HealthMon is a mobile health monitoring platform capitalizing on instant feedback. Essentially, HealthMon is a significantly more compact by-product of Dem@Care, facilitating its exploitation as a commercial product. End-users are equipped with wearables (currently Microsoft Band), directly linked to the HealthMon mobile application. Sensor metrics, such as steps, heart rate and posture, are fused together and interpreted according to user profiling, possibly producing alerts (e.g. high or low heart rate given a posture or a fall). Real-time detection and alerts are streamed over the Web, immediately notifying the end-user himself, his friends, family and medical doctors.
DemaWare (Dem@Care MiddleWare)
DemaWare (Dem@Care MiddleWare) is a self-contained system used in the framework of Dem@Care for rapid prototyping. This compact, simplified edition of the system is easy to install and configure at different locations and includes all the Dem@Care processing components for audio and video analysis and end-user interfaces for clinicians, carers, patients and administrators. Its purpose is to enable straightforward integration and tests of more sensors (third-party lifestyle and wearable sensors, such as Plugwise, wirelesstag.net, Jawbone UP24, Withings Aura) and functionality, getting instant clinical feedback from pilots on long-term adoption.

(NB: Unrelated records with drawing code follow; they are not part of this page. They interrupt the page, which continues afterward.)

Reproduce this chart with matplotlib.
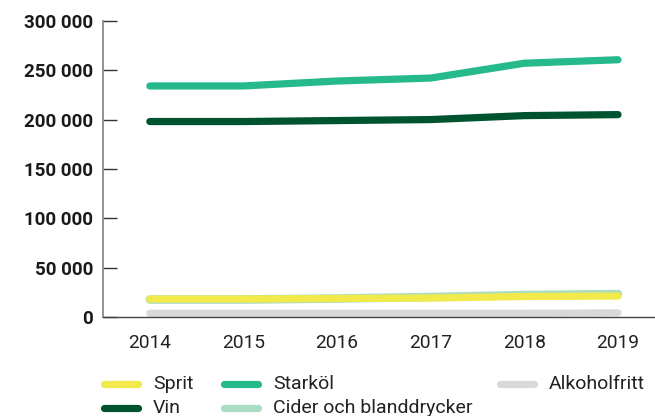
import matplotlib
matplotlib.use('Agg')
import matplotlib.pyplot as plt
from matplotlib.lines import Line2D
from matplotlib.ticker import FuncFormatter

plt.rcParams['font.family'] = ['Roboto', 'DejaVu Sans']

years = [2014, 2015, 2016, 2017, 2018, 2019]
sprit = [18500, 18500, 19000, 19500, 21000, 21500]
starkol = [234000, 234000, 239000, 242000, 257000, 260500]
vin = [198000, 198000, 199000, 200000, 204000, 205000]
cider = [18000, 18000, 19000, 20500, 22500, 23500]
alkoholfritt = [4000, 4000, 4000, 4000, 4000, 4500]

labels = ['Sprit', 'Starköl', 'Alkoholfritt', 'Vin', 'Cider och blanddrycker']
colors = {'Sprit': '#f2ea4a', 'Starköl': '#26b98b', 'Alkoholfritt': '#d9d9d9',
          'Vin': '#00532f', 'Cider och blanddrycker': '#a9dcc0'}

fig = plt.figure(figsize=(6.55, 4.16), dpi=100)
ax = fig.add_axes([103/655, 1-317.3/416, 1-103/655, (317.3-20.7)/416])

lw = 5.2
# draw order: grey, cider, sprit, vin, starköl
ax.plot(years, alkoholfritt, color=colors['Alkoholfritt'], lw=lw, solid_capstyle='round', zorder=1)
ax.plot(years, cider, color=colors['Cider och blanddrycker'], lw=lw+1, solid_capstyle='round', zorder=2)
ax.plot(years, sprit, color=colors['Sprit'], lw=lw, solid_capstyle='round', zorder=3)
ax.plot(years, vin, color=colors['Vin'], lw=lw, solid_capstyle='round', zorder=3)
ax.plot(years, starkol, color=colors['Starköl'], lw=lw, solid_capstyle='round', zorder=3)

ax.set_xlim(2013.5, 2019.395)
ax.set_ylim(0, 300000)
ax.set_xticks(years)
ax.set_yticks(range(0, 300001, 50000))
ax.yaxis.set_major_formatter(FuncFormatter(lambda v, p: f'{int(v):,}'.replace(',', ' ')))

for s in ['top', 'right']:
    ax.spines[s].set_visible(False)
ax.spines['left'].set_color('#8a8a8a')
ax.spines['left'].set_linewidth(1.3)
ax.spines['bottom'].set_color('#444444')
ax.spines['bottom'].set_linewidth(1.0)

ax.tick_params(axis='y', direction='in', length=10, width=1.0, color='#333333', pad=7,
               labelsize=13.5, labelcolor='#1a1a1a')
for t in ax.get_yticklabels():
    t.set_fontweight('bold')
ax.tick_params(axis='x', length=0, pad=12, labelsize=13.8, labelcolor='#222222')

# legend, laid out by hand
entries = [('Sprit', 100, 384), ('Vin', 100, 408),
           ('Starköl', 220, 384), ('Cider och blanddrycker', 220, 408),
           ('Alkoholfritt', 496, 384)]
for name, x0, y0 in entries:
    yf = 1 - y0/416
    fig.add_artist(Line2D([x0/655 + 0.006, (x0+42)/655 - 0.006], [yf, yf],
                          transform=fig.transFigure, color=colors[name],
                          lw=5.2, solid_capstyle='round'))
    fig.text((x0+53)/655, yf, name, fontsize=14, color='#222222', va='center', ha='left')

fig.savefig('out.png', dpi=100)
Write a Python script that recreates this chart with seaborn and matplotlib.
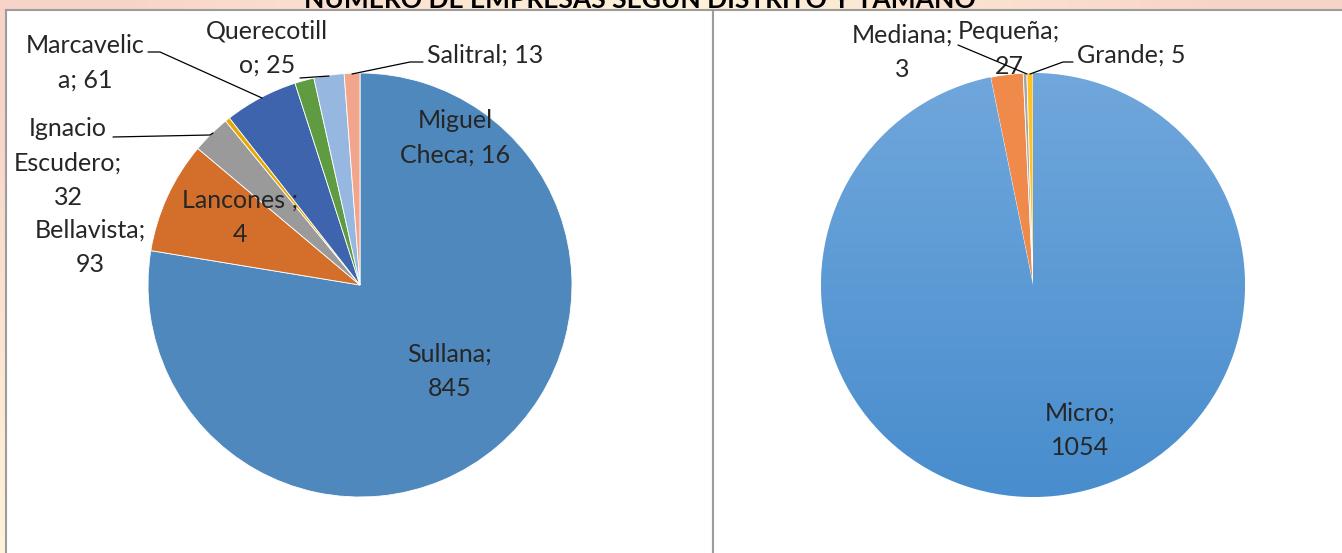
import numpy as np
import matplotlib.pyplot as plt
import seaborn as sns

# datos
distritos = ['Sullana', 'Bellavista', 'Ignacio Escudero', 'Lancones', 'Marcavelica',
             'Miguel Checa', 'Querecotillo', 'Salitral']
empresas_distrito = [845, 93, 32, 4, 61, 16, 25, 13]
etiquetas_distrito = ['Sullana;\n845', 'Bellavista;\n93', 'Ignacio\nEscudero;\n32', 'Lancones ;\n4',
                      'Marcavelic\na; 61', 'Miguel\nCheca; 16', 'Querecotill\no; 25', 'Salitral; 13']

tamanos = ['Micro', 'Pequeña', 'Mediana', 'Grande']
empresas_tamano = [1054, 27, 3, 5]
etiquetas_tamano = ['Micro;\n1054', 'Pequeña;\n27', 'Mediana;\n3', 'Grande; 5']

titulo = 'NÚMERO DE EMPRESAS SEGÚN DISTRITO Y TAMAÑO'

colores_distrito = ['#4F88BC', '#D46F2B', '#9A9A9A', '#E5A800', '#3D64AD',
                    '#5F9B40', '#96B8E0', '#F1A68B']
colores_tamano = ['#5B9BD9', '#EF8A4A', '#A5A5A5', '#FFC125']

sns.set_theme(style='white')
plt.rcParams['font.family'] = ['Lato', 'DejaVu Sans']

W, H = 1342, 553
fig = plt.figure(figsize=(W / 100, H / 100), dpi=100)

# fondo degradado
bg = fig.add_axes([0, 0, 1, 1], zorder=0)
xx, yy = np.meshgrid(np.linspace(0, 1, 200), np.linspace(0, 1, 100))
w = np.clip(np.abs(2 * xx - 1) * (1 - yy) * 1.2, 0, 1)[..., None]
rosa = np.array([248, 212, 200]) / 255
amarillo = np.array([255, 243, 218]) / 255
bg.imshow(amarillo * (1 - w) + rosa * w, aspect='auto', extent=[0, 1, 0, 1])
bg.axis('off')

fig.text(640 / W, 1 - 8 / H, titulo, ha='center', va='baseline',
         fontsize=19, fontweight='bold', color='black')


def panel(ax, x0, x1, cx, cy, r, y0=10):
    ax.set_frame_on(True)
    ax.set_aspect('auto')
    ax.set_facecolor('white')
    for s in ['left', 'right', 'top']:
        ax.spines[s].set_visible(True)
        ax.spines[s].set_color('#9C9C9C')
        ax.spines[s].set_linewidth(1.5)
    ax.spines['bottom'].set_visible(False)
    ax.set_xlim((x0 - cx) / r, (x1 - cx) / r)
    ax.set_ylim((cy - H - 3) / r, (cy - y0) / r)
    ax.set_xticks([])
    ax.set_yticks([])


def caja(x0, x1, y0=10):
    return fig.add_axes([x0 / W, -3 / H, (x1 - x0) / W, (H + 3 - y0) / H], zorder=1)


def px(cx, cy, r, x, y):
    return (x - cx) / r, (cy - y) / r


fs = 18
ls = 1.6

# pastel por distrito
cx1, cy1, r1 = 360, 285, 212
ax1 = caja(6, 713)
ax1.pie(empresas_distrito, colors=colores_distrito, startangle=90, counterclock=False,
        wedgeprops=dict(edgecolor='white', linewidth=0.6))
panel(ax1, 6, 713, cx1, cy1, r1)

pos1 = [(450, 371), (90, 247), (68, 163), (240, 217), (85, 63), (455, 138), (267, 48), (485, 55)]
for lab, (x, y) in zip(etiquetas_distrito, pos1):
    ax1.text(*px(cx1, cy1, r1, x, y), lab, ha='center', va='center', fontsize=fs,
             linespacing=ls)

lineas1 = [[(148, 52), (160, 52), (262, 98)],
           [(113, 137), (210, 135), (213, 133)],
           [(300, 78), (329, 76)],
           [(352, 74), (410, 62), (423, 62)]]
for ln in lineas1:
    pts = np.array([px(cx1, cy1, r1, x, y) for x, y in ln])
    ax1.plot(pts[:, 0], pts[:, 1], color='black', lw=0.9)

# pastel por tamaño
cx2, cy2, r2 = 1033, 285, 212
ax2 = caja(713, W + 3)
cunas, _ = ax2.pie(empresas_tamano, colors=colores_tamano, startangle=90, counterclock=False,
                   wedgeprops=dict(edgecolor='white', linewidth=0.6))
panel(ax2, 713, W + 3, cx2, cy2, r2)

# degradado vertical en la porción Micro
arriba = np.array([112, 167, 220]) / 255
abajo = np.array([72, 141, 205]) / 255
t = np.linspace(0, 1, 256)[:, None, None]
grad = arriba * (1 - t) + abajo * t
im = ax2.imshow(np.repeat(grad, 2, axis=1), extent=[-1, 1, -1, 1], aspect='auto', zorder=1.5)
im.set_clip_path(cunas[0])

pos2 = [(1080, 430), (1009, 49), (902, 52), (1131, 55)]
for lab, (x, y) in zip(etiquetas_tamano, pos2):
    ax2.text(*px(cx2, cy2, r2, x, y), lab, ha='center', va='center', fontsize=fs,
             linespacing=ls, zorder=3)

lineas2 = [[(958, 45), (1027, 74)],
           [(1030, 74), (1063, 62), (1073, 62)]]
for ln in lineas2:
    pts = np.array([px(cx2, cy2, r2, x, y) for x, y in ln])
    ax2.plot(pts[:, 0], pts[:, 1], color='black', lw=0.9, zorder=3)

ax2.set_xlim((713 - cx2) / r2, (W + 3 - cx2) / r2)
ax2.set_ylim((cy2 - H - 3) / r2, (cy2 - 10) / r2)

fig.savefig('out.png', dpi=100)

Contact: Thanos Stavropoulos – email@example.com
HAR (Human Activity Recognition)
The HAR component analyzes frames from static camera video recordings in order to detect the activities that occur within them in space and time. A small set of annotated frames (training set) is used to build a visual vocabulary and a multiclass model, to discriminate the most probable human activities. The detection algorithm then segments new data (testing set) in space and time to recognize the activities in it.